Strangely enough, these haunting appropriations picture the viewer’s own suspended state in the gravity-free zone of our modern image glut. As we try to find our footing, survival is an open question.
Significantly, in these works Charlesworth begins to take into full account an audience actually standing in front of her own images. That critical awareness of a physical viewer looking at a photographic object quickly becomes a prominent leitmotif in her work, one that belies the vaporous dematerialization of the object so often ascribed to conceptual art.
Take the extensive series of Cibachromes titled “Objects of Desire” (1983-88). Fragments of appropriated pictures are isolated against solid-color grounds: a white, bias-cut satin evening gown, redolent of Jean Harlow, against black; a pink lotus blossom above a golden bowl against green; a painted crucifix against crimson.
The solid colors seem like blaring signs. Black equals death, green stands for nature, crimson is passion. Coupled with a specific image-sign, the color-sign starts a conversation.

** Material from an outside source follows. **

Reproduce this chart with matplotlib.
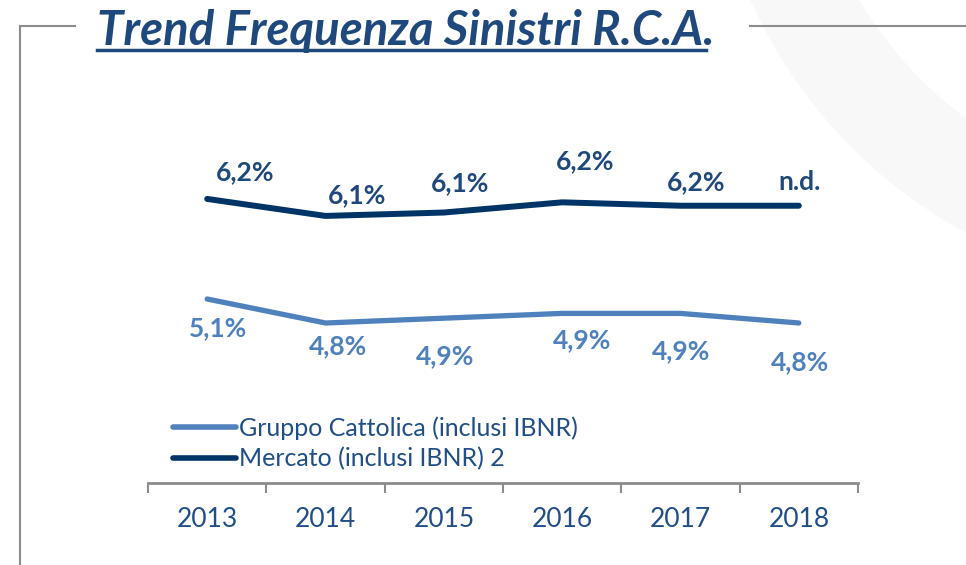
import numpy as np
from matplotlib import pyplot as plt
from matplotlib.patches import Wedge, Rectangle
from matplotlib.lines import Line2D

# data
years = ["2013", "2014", "2015", "2016", "2017", "2018"]
gruppo = [5.10, 4.80, 4.86, 4.92, 4.92, 4.80]
gruppo_labels = ["5,1%", "4,8%", "4,9%", "4,9%", "4,9%", "4,8%"]
mercato = [6.22, 6.12, 6.14, 6.20, 6.18, 6.18]
mercato_labels = ["6,2%", "6,1%", "6,1%", "6,2%", "6,2%", "n.d."]
legend_names = ["Gruppo Cattolica (inclusi IBNR)", "Mercato (inclusi IBNR) 2"]

light = "#4f81bd"
dark = "#003366"
txt = "#1f4e89"
plt.rcParams['font.family'] = ['Lato', 'DejaVu Sans']

fig = plt.figure(figsize=(9.66, 5.65), dpi=100)

# background decoration in pixel coords
bg = fig.add_axes([0, 0, 1, 1])
bg.set_xlim(0, 966)
bg.set_ylim(565, 0)
bg.axis("off")
bg.add_patch(Wedge((1200, -200), 492, 0, 360, width=97, color="#f8f8f8", lw=0))
bg.add_patch(Rectangle((0, 0), 750, 57, color="white", lw=0))
bg.plot([20, 20], [26, 565], color="#8c8c8c", lw=1.5)
bg.plot([20, 75], [26, 26], color="#8c8c8c", lw=1.5)
bg.plot([750, 966], [26, 26], color="#8c8c8c", lw=1.5)
fig.text(97 / 966, 1 - 45 / 565, "Trend Frequenza Sinistri R.C.A.", fontsize=34,
         fontweight="bold", fontstyle="italic", color="#1f497d", va="baseline")
bg.plot([97, 706], [50, 50], color="#1f497d", lw=2.5)

# main chart
ax = fig.add_axes([148 / 966, (565 - 483) / 565, 710 / 966, 343 / 565])
ax2 = ax.twinx()
x = np.arange(len(years))

ax.plot(x, gruppo, color=light, lw=3.8, solid_capstyle="round", solid_joinstyle="round")
ax2.plot(x, mercato, color=dark, lw=4.3, solid_capstyle="round", solid_joinstyle="round")
ax.set_ylim(2.8, 2.8 + 343 / 80)
ax2.set_ylim(4.549, 4.549 + 343 / 170)

# label offsets in pixels (layout)
g_off = [(11, -29), (13, -23), (1, -38), (20, -27), (1, -38), (1, -39)]
m_off = [(38, 27), (32, 21), (16, 29), (23, 41), (16, 24), (1, 24)]
for i in range(len(years)):
    ax.annotate(gruppo_labels[i], (x[i], gruppo[i]), xytext=(g_off[i][0] * 0.72, g_off[i][1] * 0.72),
                textcoords="offset points", ha="center", va="center", fontsize=19,
                fontweight="bold", color=light)
    ax2.annotate(mercato_labels[i], (x[i], mercato[i]), xytext=(m_off[i][0] * 0.72, m_off[i][1] * 0.72),
                 textcoords="offset points", ha="center", va="center", fontsize=19,
                 fontweight="bold", color="#1f497d")

for a in (ax, ax2):
    for s in ["top", "left", "right"]:
        a.spines[s].set_visible(False)
    a.set_yticks([])
    a.set_xlim(-0.5, 5.5)
ax2.spines["bottom"].set_visible(False)
ax.spines["bottom"].set_color("#8c8c8c")
ax.spines["bottom"].set_linewidth(2)
ax.set_xticks(x)
ax.set_xticklabels(years, fontsize=19, color=txt)
ax.tick_params(axis="x", which="major", length=0, pad=17)
ax.set_xticks(np.arange(-0.5, 6, 1), minor=True)
ax.tick_params(axis="x", which="minor", length=7, width=1.5, color="#8c8c8c", direction="out")
ax.patch.set_alpha(0)

handles = [Line2D([], [], color=light, lw=4, solid_capstyle="round"),
           Line2D([], [], color=dark, lw=4, solid_capstyle="round")]
leg = ax.legend(handles, legend_names, loc="upper left", bbox_to_anchor=(25 / 710, (483 - 416) / 343),
                frameon=False, handlelength=2.5, handletextpad=0.15, labelspacing=0.3,
                fontsize=18, borderaxespad=0, borderpad=0)
for t in leg.get_texts():
    t.set_color(txt)

fig.savefig("out.png", dpi=100)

Sometimes image-panels are paired as diptychs. In one, a golden bowl and an alabaster column are each isolated against bright blue grounds. In another, an ancient sculpture of a man with an enormous phallus is shown against a green ground, while the black panel adjacent shows a voluptuous, vase-shaped doorway in a garden wall, opening onto a verdant path.

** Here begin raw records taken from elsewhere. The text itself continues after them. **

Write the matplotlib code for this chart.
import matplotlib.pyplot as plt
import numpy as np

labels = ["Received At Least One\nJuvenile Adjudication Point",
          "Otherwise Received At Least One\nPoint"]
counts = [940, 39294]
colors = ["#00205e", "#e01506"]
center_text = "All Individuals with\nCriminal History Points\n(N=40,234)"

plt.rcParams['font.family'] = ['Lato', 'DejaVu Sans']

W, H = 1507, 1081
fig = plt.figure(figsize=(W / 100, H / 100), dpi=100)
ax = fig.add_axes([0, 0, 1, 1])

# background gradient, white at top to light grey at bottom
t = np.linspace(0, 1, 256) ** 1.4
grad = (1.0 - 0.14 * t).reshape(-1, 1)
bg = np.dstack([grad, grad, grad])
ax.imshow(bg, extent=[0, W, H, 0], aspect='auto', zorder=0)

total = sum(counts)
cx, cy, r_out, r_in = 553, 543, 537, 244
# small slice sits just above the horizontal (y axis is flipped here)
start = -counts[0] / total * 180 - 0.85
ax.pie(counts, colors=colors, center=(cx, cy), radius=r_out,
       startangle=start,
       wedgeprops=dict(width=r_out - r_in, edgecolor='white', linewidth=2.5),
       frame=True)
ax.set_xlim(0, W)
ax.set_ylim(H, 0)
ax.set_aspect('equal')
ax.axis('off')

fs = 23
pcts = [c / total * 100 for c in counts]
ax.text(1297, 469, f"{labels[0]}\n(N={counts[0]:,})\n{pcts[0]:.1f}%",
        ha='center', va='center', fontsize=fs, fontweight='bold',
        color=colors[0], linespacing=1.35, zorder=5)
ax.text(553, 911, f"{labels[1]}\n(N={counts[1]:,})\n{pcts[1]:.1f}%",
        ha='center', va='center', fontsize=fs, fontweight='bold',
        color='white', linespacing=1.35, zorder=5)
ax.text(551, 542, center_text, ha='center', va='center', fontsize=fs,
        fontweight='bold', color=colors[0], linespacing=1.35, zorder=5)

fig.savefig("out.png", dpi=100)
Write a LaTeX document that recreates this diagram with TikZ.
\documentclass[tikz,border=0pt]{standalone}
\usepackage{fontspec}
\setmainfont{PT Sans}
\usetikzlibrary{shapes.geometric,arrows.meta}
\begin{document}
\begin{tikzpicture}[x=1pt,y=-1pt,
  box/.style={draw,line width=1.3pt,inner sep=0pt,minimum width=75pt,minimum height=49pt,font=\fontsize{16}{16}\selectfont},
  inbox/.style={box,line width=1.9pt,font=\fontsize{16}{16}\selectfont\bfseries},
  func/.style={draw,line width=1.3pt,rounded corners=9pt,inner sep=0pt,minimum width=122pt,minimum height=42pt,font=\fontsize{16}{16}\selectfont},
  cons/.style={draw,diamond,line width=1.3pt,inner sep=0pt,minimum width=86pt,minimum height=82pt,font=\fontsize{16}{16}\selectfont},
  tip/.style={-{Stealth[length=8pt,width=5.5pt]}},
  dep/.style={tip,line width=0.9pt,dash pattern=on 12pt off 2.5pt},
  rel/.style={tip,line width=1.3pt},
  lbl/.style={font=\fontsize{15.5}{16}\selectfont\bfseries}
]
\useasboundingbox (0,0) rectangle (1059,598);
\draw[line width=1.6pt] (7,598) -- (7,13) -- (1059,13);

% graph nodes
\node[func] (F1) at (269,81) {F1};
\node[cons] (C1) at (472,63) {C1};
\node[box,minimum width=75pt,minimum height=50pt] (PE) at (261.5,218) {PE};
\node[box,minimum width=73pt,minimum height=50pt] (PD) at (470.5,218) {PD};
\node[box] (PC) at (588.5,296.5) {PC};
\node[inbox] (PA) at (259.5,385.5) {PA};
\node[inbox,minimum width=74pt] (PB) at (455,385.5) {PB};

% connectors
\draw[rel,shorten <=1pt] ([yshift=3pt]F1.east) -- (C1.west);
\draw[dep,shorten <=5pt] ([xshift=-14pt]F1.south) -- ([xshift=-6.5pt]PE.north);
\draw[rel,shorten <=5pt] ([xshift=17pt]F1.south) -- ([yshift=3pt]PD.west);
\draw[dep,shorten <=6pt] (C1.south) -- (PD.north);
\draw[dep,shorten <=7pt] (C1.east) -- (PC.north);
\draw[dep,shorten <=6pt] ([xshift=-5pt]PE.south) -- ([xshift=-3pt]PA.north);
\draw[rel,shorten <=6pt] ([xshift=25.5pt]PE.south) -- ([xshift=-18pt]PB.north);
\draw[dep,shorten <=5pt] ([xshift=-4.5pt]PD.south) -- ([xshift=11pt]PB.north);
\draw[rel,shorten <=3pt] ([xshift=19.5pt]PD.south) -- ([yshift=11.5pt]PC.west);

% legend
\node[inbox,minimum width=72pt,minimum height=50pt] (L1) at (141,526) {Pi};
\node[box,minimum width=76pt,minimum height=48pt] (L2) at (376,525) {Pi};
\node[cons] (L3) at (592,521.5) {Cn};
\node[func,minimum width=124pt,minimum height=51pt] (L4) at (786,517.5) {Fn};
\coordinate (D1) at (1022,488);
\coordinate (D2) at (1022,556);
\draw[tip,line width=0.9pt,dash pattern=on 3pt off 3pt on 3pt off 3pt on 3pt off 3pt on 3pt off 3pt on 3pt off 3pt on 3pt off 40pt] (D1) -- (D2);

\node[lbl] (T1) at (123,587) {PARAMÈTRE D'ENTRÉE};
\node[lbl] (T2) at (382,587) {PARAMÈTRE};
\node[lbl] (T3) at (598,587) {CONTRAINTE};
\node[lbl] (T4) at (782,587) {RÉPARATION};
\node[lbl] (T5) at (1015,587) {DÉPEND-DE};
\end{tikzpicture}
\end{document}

Because we tend to look right through photographs, casually assuming that they’re faithful windows on an absent subject, Charlesworth goes out of her way to emphasize the material presence of her pictures as fabricated objects. Most of these pairs are framed so that the Cibachromes abut, but one picture is in a thicker frame than the other; so, one image stands slightly in front of the other, refusing the flat, planar seamlessness of ordinary photographs.
To return to the punning title of the series, these are indeed objects of desire. The term describes both the images in her work and her aspirations for the work.

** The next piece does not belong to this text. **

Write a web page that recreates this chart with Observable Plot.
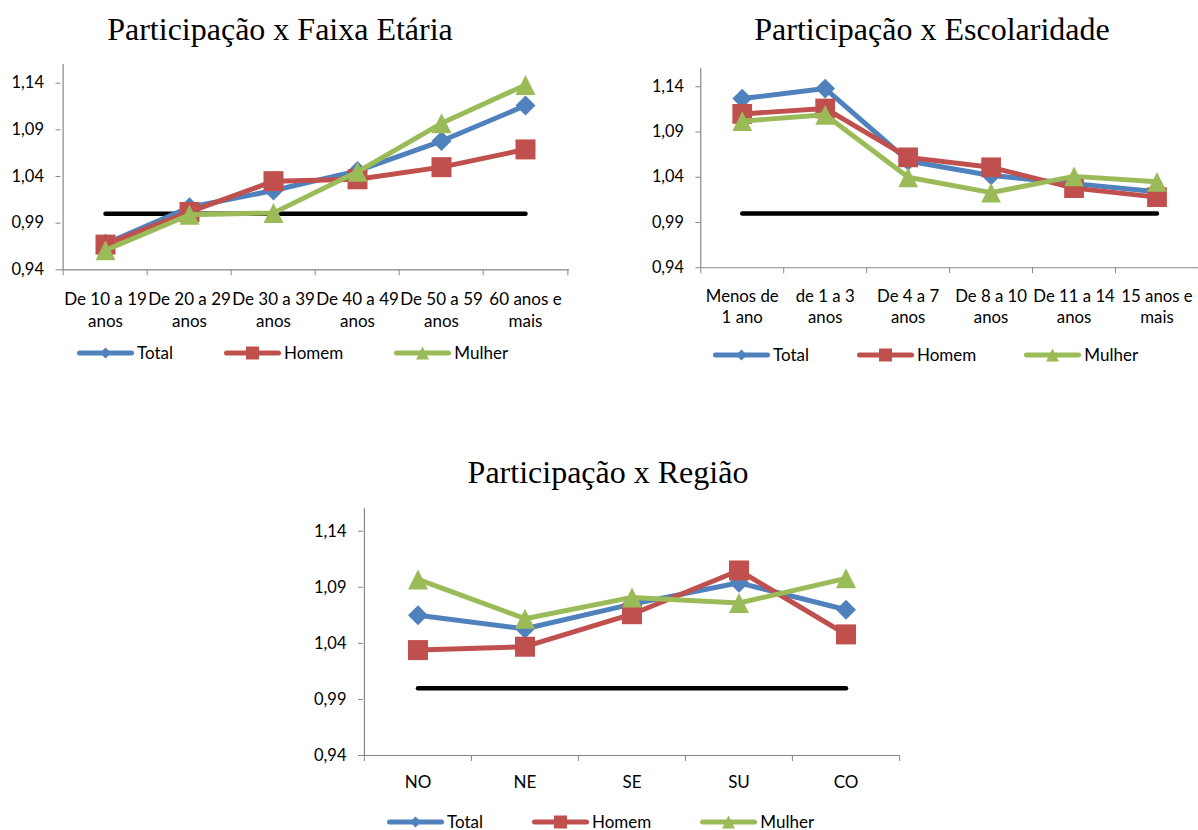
<!DOCTYPE html>
<html>
<head>
<meta charset="utf-8">
<script src="https://cdn.jsdelivr.net/npm/d3@7"></script>
<script src="https://cdn.jsdelivr.net/npm/@observablehq/plot@0.6"></script>
<style>
  html, body { margin: 0; padding: 0; background: #fff; }
  body { position: relative; width: 1198px; height: 830px; overflow: hidden; font-family: Lato, "Open Sans", sans-serif; color: #000; }
  .title { position: absolute; font-family: "Liberation Serif", "Times New Roman", serif; font-size: 32px; line-height: 32px; white-space: nowrap; transform: translateX(-50%); color: #000; }
  .chart { position: absolute; }
  .chart svg { overflow: visible; }
  .legend { position: absolute; display: flex; align-items: center; font-size: 17px; line-height: 20px; white-space: nowrap; }
  .legend .item { display: flex; align-items: center; }
  .legend svg { display: block; margin-right: 3px; }
</style>
</head>
<body>
<script>
// Marker shapes: half-extent equals the dot radius, so r = 10 gives a 20px marker
const radiusOf = (size) => Math.sqrt(size / Math.PI);
const diamondMarker = {draw(ctx, size) { const r = radiusOf(size); ctx.moveTo(0, -r); ctx.lineTo(r, 0); ctx.lineTo(0, r); ctx.lineTo(-r, 0); ctx.closePath(); }};
const squareMarker = {draw(ctx, size) { const r = radiusOf(size); ctx.moveTo(-r, -r); ctx.lineTo(r, -r); ctx.lineTo(r, r); ctx.lineTo(-r, r); ctx.closePath(); }};
const triangleMarker = {draw(ctx, size) { const r = radiusOf(size); ctx.moveTo(0, -r); ctx.lineTo(r, r); ctx.lineTo(-r, r); ctx.closePath(); }};

// Series shared by the three panels
const series = ["Total", "Homem", "Mulher"];
const seriesColors = ["#4F81BD", "#C0504D", "#9BBB59"];
const seriesSymbols = [diamondMarker, squareMarker, triangleMarker];
const markerRadius = [10, 10, 10];
const legendRadius = [5.5, 6.5, 6.5];

// Reference level (participação = 1)
const referencia = 1;

// Y axis (shared)
const yDomain = [0.94, 1.16];
const yTicks = [0.94, 0.99, 1.04, 1.09, 1.14];

// Panel 1: Participação x Faixa Etária
const faixaCategorias = ["De 10 a 19 anos", "De 20 a 29 anos", "De 30 a 39 anos", "De 40 a 49 anos", "De 50 a 59 anos", "60 anos e mais"];
const faixaRotulos = ["De 10 a 19\nanos", "De 20 a 29\nanos", "De 30 a 39\nanos", "De 40 a 49\nanos", "De 50 a 59\nanos", "60 anos e\nmais"];
const faixaTotal = [0.968, 1.007, 1.025, 1.046, 1.078, 1.116];
const faixaHomem = [0.967, 1.002, 1.035, 1.037, 1.050, 1.069];
const faixaMulher = [0.961, 0.999, 1.001, 1.045, 1.097, 1.138];

// Panel 2: Participação x Escolaridade
const escolCategorias = ["Menos de 1 ano", "de 1 a 3 anos", "De 4 a 7 anos", "De 8 a 10 anos", "De 11 a 14 anos", "15 anos e mais"];
const escolRotulos = ["Menos de\n1 ano", "de 1 a 3\nanos", "De 4 a 7\nanos", "De 8 a 10\nanos", "De 11 a 14\nanos", "15 anos e\nmais"];
const escolTotal = [1.127, 1.138, 1.058, 1.042, 1.033, 1.024];
const escolHomem = [1.110, 1.116, 1.062, 1.051, 1.028, 1.018];
const escolMulher = [1.102, 1.109, 1.040, 1.023, 1.041, 1.035];

// Panel 3: Participação x Região
const regiaoCategorias = ["NO", "NE", "SE", "SU", "CO"];
const regiaoRotulos = ["NO", "NE", "SE", "SU", "CO"];
const regiaoTotal = [1.065, 1.053, 1.075, 1.094, 1.070];
const regiaoHomem = [1.034, 1.037, 1.066, 1.105, 1.048];
const regiaoMulher = [1.097, 1.062, 1.081, 1.076, 1.098];

const fmt = (v) => d3.format(".2f")(v).replace(".", ",");

function addTitle(text, cx, top) {
  const div = document.createElement("div");
  div.className = "title";
  div.textContent = text;
  div.style.left = cx + "px";
  div.style.top = top + "px";
  document.body.appendChild(div);
}

function addLegend(left, cy, gap) {
  const div = document.createElement("div");
  div.className = "legend";
  div.style.left = left + "px";
  div.style.top = (cy - 10) + "px";
  div.style.gap = gap + "px";
  series.forEach((name, i) => {
    const item = document.createElement("div");
    item.className = "item";
    const svg = d3.create("svg").attr("width", 57).attr("height", 20);
    svg.append("line").attr("x1", 2.5).attr("x2", 54.5).attr("y1", 10).attr("y2", 10)
      .attr("stroke", seriesColors[i]).attr("stroke-width", 5).attr("stroke-linecap", "round");
    svg.append("path").attr("transform", "translate(28.5,10)")
      .attr("d", d3.symbol(seriesSymbols[i], Math.PI * legendRadius[i] ** 2)())
      .attr("fill", seriesColors[i]);
    item.appendChild(svg.node());
    const label = document.createElement("span");
    label.textContent = name;
    item.appendChild(label);
    div.appendChild(item);
  });
  document.body.appendChild(div);
}

function addChart(cfg) {
  const {categorias, rotulos, valores, left, top, width, height, ml, mr, mt, mb, labelPad} = cfg;
  const bw = (width - ml - mr) / categorias.length;
  const rotuloDe = new Map(categorias.map((c, i) => [c, rotulos[i]]));
  const linhaRef = categorias.map((c) => ({cat: c, value: referencia}));

  const marks = [
    // axes
    Plot.ruleY([yDomain[0]], {stroke: "#868686", strokeWidth: 1.2}),
    Plot.ruleX([categorias[0]], {dx: -bw / 2, stroke: "#868686", strokeWidth: 1.2}),
    Plot.axisY(yTicks, {tickSize: 5, tickPadding: 12, tickFormat: fmt, stroke: "#868686", fill: "#000", fontSize: 16.5, label: null}),
    Plot.axisX(categorias, {tickSize: 6, tickFormat: () => "", dx: -bw / 2, stroke: "#868686", label: null}),
    Plot.axisX([categorias[categorias.length - 1]], {tickSize: 6, tickFormat: () => "", dx: bw / 2, stroke: "#868686", label: null}),
    Plot.axisX(categorias, {tickSize: 0, tickPadding: labelPad, tickFormat: (d) => rotuloDe.get(d), fill: "#000", fontSize: 17, lineHeight: 1.28, label: null}),
    // reference line at 1
    Plot.line(linhaRef, {x: "cat", y: "value", stroke: "#000", strokeWidth: 4.5, strokeLinecap: "round"})
  ];

  series.forEach((s, i) => {
    const dados = categorias.map((c, j) => ({cat: c, value: valores[i][j]}));
    marks.push(Plot.line(dados, {x: "cat", y: "value", stroke: seriesColors[i], strokeWidth: 5, strokeLinejoin: "round"}));
    marks.push(Plot.dot(dados, {x: "cat", y: "value", symbol: seriesSymbols[i], r: markerRadius[i], fill: seriesColors[i], stroke: "none"}));
  });

  const plot = Plot.plot({
    width, height,
    marginLeft: ml, marginRight: mr, marginTop: mt, marginBottom: mb,
    style: {fontFamily: "Lato, 'Open Sans', sans-serif", background: "transparent", color: "#000", overflow: "visible"},
    x: {type: "band", domain: categorias, padding: 0},
    y: {domain: yDomain},
    marks
  });
  const wrap = document.createElement("div");
  wrap.className = "chart";
  wrap.style.left = left + "px";
  wrap.style.top = top + "px";
  wrap.appendChild(plot);
  document.body.appendChild(wrap);
}

// Panel 1
addTitle("Participação x Faixa Etária", 280, 13);
addChart({
  categorias: faixaCategorias, rotulos: faixaRotulos,
  valores: [faixaTotal, faixaHomem, faixaMulher],
  left: 0, top: 50, width: 600, height: 280,
  ml: 60.5, mr: 31, mt: 14, mb: 60.7, labelPad: 20
});
addLegend(77, 353, 51);

// Panel 2
addTitle("Participação x Escolaridade", 932, 13);
addChart({
  categorias: escolCategorias, rotulos: escolRotulos,
  valores: [escolTotal, escolHomem, escolMulher],
  left: 640, top: 50, width: 565, height: 280,
  ml: 61, mr: 0, mt: 18.4, mb: 60, labelPad: 19
});
addLegend(713, 355, 48);

// Panel 3
addTitle("Participação x Região", 608, 456);
addChart({
  categorias: regiaoCategorias, rotulos: regiaoRotulos,
  valores: [regiaoTotal, regiaoHomem, regiaoMulher],
  left: 300, top: 495, width: 599, height: 300,
  ml: 63, mr: 0, mt: 13.3, mb: 40, labelPad: 17
});
addLegend(387, 822, 49);
</script>
</body>
</html>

Appropriately, the most compelling feature of this group is its flashy glamour, which is brought to a high pitch by the use of brightly lacquered frames and slick lamination over already glossy Cibachrome surfaces. These pictures are in fact so glossy that they function as quasi-mirrors.
Always you see yourself reflected in the photograph, whether in the womb-like golden bowl and phallic alabaster column, the Harlow-esque evening dress or the elaborate crucifix. The projection of your desires participates in creating meaning for the pictured signs.
Charlesworth works in series, exploring one idea to its conclusion. Subsequent series also play with the formal aspects of presentation.
The life-size images in “Academy of Secrets” (1989) seem to be symbolic portraits. Their matte, unreflective surfaces make the symbols appropriately cryptic and private, somehow psychologically impenetrable.
The “Natural Magic” series (1992-93), in which obviously faked magic tricks are Charlesworth’s first non-appropriated images, is shown in black, vaguely funereal frames. Their oval shape quietly suggests that “it’s all done with mirrors.”
The series “Doubleworld” (1995), in which still-lifes photographed in the studio allude to specific art historical subjects, is made from glossy laminated Cibachromes now mounted behind glass. The layering of Charlesworth’s art and the established history of art is echoed in the double reflection that results, one in which you see yourself constantly being shadowed by a kind of ghost-self.
This conscientious commitment to exploiting the viewer’s visual experience as a tool to elucidate the artist’s intended exploration is the strongest feature of Charlesworth’s work. The nature of photographic experience in the modern image fog is her academically fashionable subject, but at least her emphasis on the capacities for visual sensation struggles against the tendency of most such analysis to become dully theoretical.